Seumur hidup, gw baru pernah
ngebaca tuntas 2 Novel, pertama yaitu 5 cm dan novel kedua, gw sendiri pun lupa
judul dan tentang apa. Sebenarnya gw bukan termasuk orang yang doyan baca
novel, tapi gw ngerasain sendiri kalo ngebaca novel itu, lembar demi lembar
yang dibaca tidak terasa berat. Sehingga, tanpa terasa belasan bahkan puluhan
lembar telah terlewati. Dibandingkan dengan membaca bacaan ilmiah,
menyelesaikan 6 lembar aja harus menggunakan puluhan mood booster sebagai gimmick.
Itu pendapat gw sebagai orang yang gak terlalu suka ngebaca novel.
Beberapa hari yang lalu, gw
dipinjamin novel “Sabtu Bersama Bapak” karya Adhitya Mulya. Setelah beberapa
bulan jadi waiting list dari
teman-teman yang punya novel ini, akhirnya gw dapat kesempatan untuk
membacanya. Gw minjem novel ini karena penasaran dengan beberapa postingan
penggemar novel yang sering ngerekomendasikan untuk membacanya. Waktu pertama
membaca judulnya, novel ini terlihat seperti novel bertemakan keluarga lainnya,
sehingga tidak terlalu tertarik untuk membacanya. Namun lama-kelamaan, banyaknya
rekomendasi yang disampaikan bagaikan sugesti yang mempengaruhi alam bawah
sadar (hiperbola) untuk mencoba meminjam novel ini.

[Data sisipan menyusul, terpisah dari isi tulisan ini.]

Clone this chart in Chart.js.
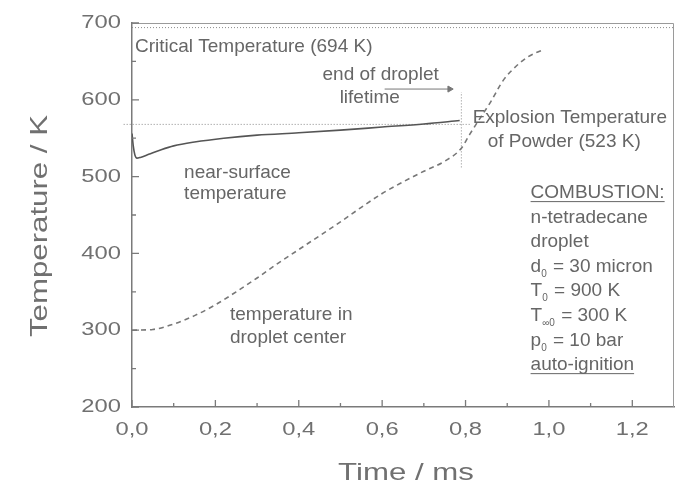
<!DOCTYPE html>
<html>
<head>
<meta charset="utf-8">
<script src="https://cdn.jsdelivr.net/npm/chart.js@4/dist/chart.umd.min.js"></script>
<style>
	html, body { margin: 0; background: #fff; }
</style>
</head>
<body>
<canvas id="chart" width="680" height="490"></canvas>
<script>
// near-surface temperature (solid)
const surfaceTime = [0, 0.003, 0.007, 0.012, 0.02, 0.04, 0.07, 0.1, 0.15, 0.22, 0.3, 0.4, 0.5, 0.6, 0.7, 0.786];
const surfaceTemp = [556, 540, 528, 524, 525, 529, 535, 540, 545, 550, 554, 557, 560.5, 564.5, 568.5, 573];

// temperature in droplet center (dashed)
const centerTime = [0, 0.05, 0.1, 0.15, 0.2, 0.25, 0.3, 0.35, 0.4, 0.45, 0.5, 0.55, 0.6, 0.65, 0.7, 0.75, 0.79, 0.81, 0.83, 0.86, 0.89, 0.92, 0.95, 0.985];
const centerTemp = [300, 301, 308, 319, 333, 350, 368, 387, 405, 423, 441, 460, 478, 493, 507, 520, 537, 555, 572, 597, 625, 643, 656, 665];

// reference lines
const explosionTime = [-0.02, 0.81];
const explosionTemp = [568, 568];
const criticalTime = [0, 1.3];
const criticalTemp = [694, 694];
const lifetimeTime = [0.79, 0.79];
const lifetimeTemp = [512, 610];
const arrowTime = [0.606, 0.762];
const arrowTemp = [614, 614];

const xRange = [0, 1.3];
const yRange = [200, 700];

const FONT = '"Liberation Sans", Arial, sans-serif';
const AXIS = '#7a7a7a';
const TEXT = '#666';

const pts = (xs, ys) => xs.map((x, i) => ({ x, y: ys[i] }));

// text notes, placed in data coordinates
const notes = [
	{ x: 0.007, y: 662, text: 'Critical Temperature (694 K)' },
	{ x: 0.457, y: 626, text: 'end of droplet' },
	{ x: 0.498, y: 596, text: 'lifetime' },
	{ x: 0.817, y: 570, text: 'Explosion Temperature' },
	{ x: 0.853, y: 538.5, text: 'of Powder (523 K)' },
	{ x: 0.125, y: 498, text: 'near-surface' },
	{ x: 0.125, y: 471, text: 'temperature' },
	{ x: 0.235, y: 313, text: 'temperature in' },
	{ x: 0.235, y: 283, text: 'droplet center' },
];

const boxX = 0.956;
const boxLines = [
	{ y: 472, parts: [['COMBUSTION:']], underline: true },
	{ y: 440, parts: [['n-tetradecane']] },
	{ y: 408, parts: [['droplet']] },
	{ y: 376, parts: [['d'], ['0', true], [' = 30 micron']] },
	{ y: 344, parts: [['T'], ['0', true], [' = 900 K']] },
	{ y: 312, parts: [['T'], ['\u221E0', true], [' = 300 K']] },
	{ y: 280, parts: [['p'], ['0', true], [' = 10 bar']] },
	{ y: 248, parts: [['auto-ignition']], underline: true },
];

function drawRich(ctx, x, y, parts, underline) {
	let cx = x;
	for (const [s, sub] of parts) {
		ctx.font = (sub ? '10px ' : '19px ') + FONT;
		ctx.fillText(s, cx, sub ? y + 5 : y);
		cx += ctx.measureText(s).width + (sub ? 1 : 0);
	}
	if (underline) {
		ctx.fillRect(x, y + 3, cx - x, 1);
	}
}

const decor = {
	id: 'decor',
	afterDraw(chart) {
		const { ctx, chartArea: a, scales: { x, y } } = chart;
		ctx.save();

		// frame top / right
		ctx.strokeStyle = '#9a9a9a';
		ctx.lineWidth = 1;
		ctx.beginPath();
		ctx.moveTo(a.left, a.top + 0.5);
		ctx.lineTo(a.right - 0.5, a.top + 0.5);
		ctx.lineTo(a.right - 0.5, a.bottom);
		ctx.stroke();

		// inward ticks, major + minor
		ctx.strokeStyle = AXIS;
		ctx.lineWidth = 1.3;
		ctx.beginPath();
		y.ticks.forEach((t, i) => {
			const py = y.getPixelForValue(t.value);
			ctx.moveTo(a.left, py); ctx.lineTo(a.left + 7, py);
			if (i < y.ticks.length - 1) {
				const pm = y.getPixelForValue((t.value + y.ticks[i + 1].value) / 2);
				ctx.moveTo(a.left, pm); ctx.lineTo(a.left + 4, pm);
			}
		});
		x.ticks.forEach((t, i) => {
			const px = x.getPixelForValue(t.value);
			ctx.moveTo(px, a.bottom); ctx.lineTo(px, a.bottom - 7);
			const next = i < x.ticks.length - 1 ? x.ticks[i + 1].value : t.value + 0.2;
			if (next <= x.max) {
				const pm = x.getPixelForValue((t.value + next) / 2);
				ctx.moveTo(pm, a.bottom); ctx.lineTo(pm, a.bottom - 4);
			}
		});
		ctx.stroke();

		// tick labels (wide face)
		ctx.fillStyle = '#707070';
		ctx.font = '19px ' + FONT;
		ctx.textBaseline = 'middle';
		y.ticks.forEach((t) => {
			ctx.save();
			ctx.translate(a.left - 11, y.getPixelForValue(t.value));
			ctx.scale(1.25, 1);
			ctx.textAlign = 'right';
			ctx.fillText(String(t.value), 0, 0);
			ctx.restore();
		});
		ctx.textBaseline = 'alphabetic';
		x.ticks.forEach((t) => {
			ctx.save();
			ctx.translate(x.getPixelForValue(t.value), a.bottom + 28);
			ctx.scale(1.25, 1);
			ctx.textAlign = 'center';
			ctx.fillText(t.value.toFixed(1).replace('.', ','), 0, 0);
			ctx.restore();
		});

		// axis titles
		ctx.font = '24px ' + FONT;
		ctx.textAlign = 'center';
		ctx.save();
		ctx.translate(406, 480);
		ctx.scale(1.3, 1);
		ctx.fillText('Time / ms', 0, 0);
		ctx.restore();
		ctx.save();
		ctx.translate(47, 226);
		ctx.rotate(-Math.PI / 2);
		ctx.scale(1.3, 1);
		ctx.fillText('Temperature / K', 0, 0);
		ctx.restore();

		// notes
		ctx.fillStyle = TEXT;
		ctx.textAlign = 'left';
		ctx.font = '19px ' + FONT;
		for (const n of notes) {
			ctx.fillText(n.text, x.getPixelForValue(n.x), y.getPixelForValue(n.y));
		}
		const bx = x.getPixelForValue(boxX);
		for (const l of boxLines) {
			drawRich(ctx, bx, y.getPixelForValue(l.y), l.parts, l.underline);
		}

		ctx.restore();
	},
};

const dotted = { borderColor: '#8a8a8a', borderWidth: 1, borderDash: [1, 2] };

new Chart(document.getElementById('chart'), {
	type: 'scatter',
	data: {
		datasets: [
			{ data: pts(surfaceTime, surfaceTemp), borderColor: '#555', borderWidth: 1.6, cubicInterpolationMode: 'monotone' },
			{ data: pts(centerTime, centerTemp), borderColor: '#777', borderWidth: 1.6, borderDash: [5, 4], cubicInterpolationMode: 'monotone' },
			{ data: pts(explosionTime, explosionTemp), ...dotted, clip: false },
			{ data: pts(criticalTime, criticalTemp), ...dotted },
			{ data: pts(lifetimeTime, lifetimeTemp), ...dotted },
			{
				data: pts(arrowTime, arrowTemp),
				borderColor: '#777',
				borderWidth: 1,
				pointRadius: [0, 3.5],
				pointStyle: 'triangle',
				rotation: 90,
				pointBackgroundColor: '#777',
				pointBorderColor: '#777',
			},
		].map((d) => ({ showLine: true, ...d })),
	},
	options: {
		responsive: false,
		animation: false,
		devicePixelRatio: 1,
		layout: { padding: { top: 23, right: 6 } },
		elements: { point: { radius: 0 } },
		plugins: { legend: { display: false }, tooltip: { enabled: false } },
		scales: {
			x: {
				type: 'linear',
				min: xRange[0],
				max: xRange[1],
				ticks: { display: false, stepSize: 0.2, includeBounds: false },
				grid: { display: false },
				border: { display: true, color: AXIS, width: 1.5 },
				afterFit: (s) => { s.height = 83; },
			},
			y: {
				min: yRange[0],
				max: yRange[1],
				ticks: { display: false, stepSize: 100 },
				grid: { display: false },
				border: { display: true, color: AXIS, width: 1.5 },
				afterFit: (s) => { s.width = 132; },
			},
		},
	},
	plugins: [decor],
});
</script>
</body>
</html>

Novel “Sabtu Bersama Bapak”
menceritakan mengenai bagaimana seorang bapak yang sangat berupaya menjadi
pemimpin keluarga yang bertanggung jawab. Bentuk pertanggungjawaban sang bapak
tersebut bahkan tidak mampu dibatasi oleh kehidupannya sendiri. Baru beberapa
tahun membina hubungan pernikahan, sang bapak harus meninggalkan istri dan
kedua anaknya yang masih kecil karena mengalami sakit kanker. Bimbingan sang
ayah ternyata sangat bermanfaat bagi kedua anaknya sejak mereka kecil hingga
mereka Dewasa. Si anak Sulung yang telah berkeluarga dan juga memiliki 2 orang
anak, harus belajar dari si Bapak untuk menjadi pemimpin keluarga. Sementara
itu, si bungsu yang belum menikah, cakra, juga mengikuti jejak si sulung untuk
mendapatkan pencerahan dari si bapak.